Okay, okay, I hear your complaint. “What authority are you to judge America’s pasta? Where have you eaten that allows you to do this? Where is your family originally from?” My answers to those questions are, respectively: I don’t care, Little Caesars and Tennessee.
Now that we got that out of the way.
So, elbow pasta, or, even more particularly, elbow macaroni is the foundation of the United States pasta culture. But why? What’s the answer? The answer is that it itself is an answer. It is an answer to this problem:
Fact: Americans like to order salads.
Problem: Americans don’t like to eat salads.
Solution: Take out the lettuce and replace it with elbow macaroni.

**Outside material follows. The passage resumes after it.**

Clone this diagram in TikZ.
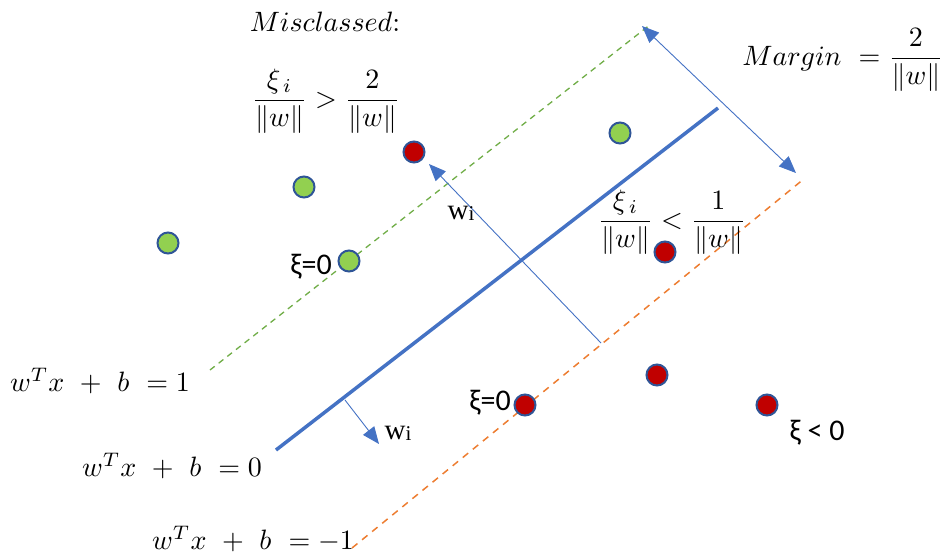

I should note that this was the basis for a fantastic High Life commercial in the late nineties. This, however, does not help my thesis.
Onward ho.
Now, what product is elbow pasta featured in more than any other? Answer: Kraft Macaroni and Cheese. What do babysitters cook for kids when they parents leave for vacation for three weeks? Answer: Kraft Macaroni and Cheese, every night. What do parents tell their tweens to cook when they leave their kids alone in the house in those formative years of independent thinking? Answer: Kraft Macaroni and Cheese, and vodka.

This being the case, Kraft Macaroni and Cheese represents what Freud labled as his “Maculey Culkin Theory”. In this theory, Freud stated that anyone left alone to fend for themselves in the formative tween years will likely make associative comforts with anything that replaces maternal or paternal comfort. Therefore, for most of America’s youth, this is represented by the stovetop promise of Kraft Macaroni and Cheese filled with, what else, elbow pasta (Mcaulay Culkin wasn’t as lucky as he chose red wool sweaters and high grade Peruvian cocaine).
So, is it any surprise that they had commercials with kids singing that they had the “blue box blues”? No, these kids missed their fucking parents. When they grew up and it was time to be adults and order salads, what did they do? Replaced the lettuce with elbow macaroni (a.k.a. parents, see Freud’s “Baby Carrot Hypothesis” for further reading).
Elbow pasta was the subconscious babysitter of a generation. Now, it can be seen everywhere from Ruby Tuesday’s salad bar to children’s art. But where to next? What are parents leaving their kids to eat these days? Word on the street is organic free-range chicken. Oh no.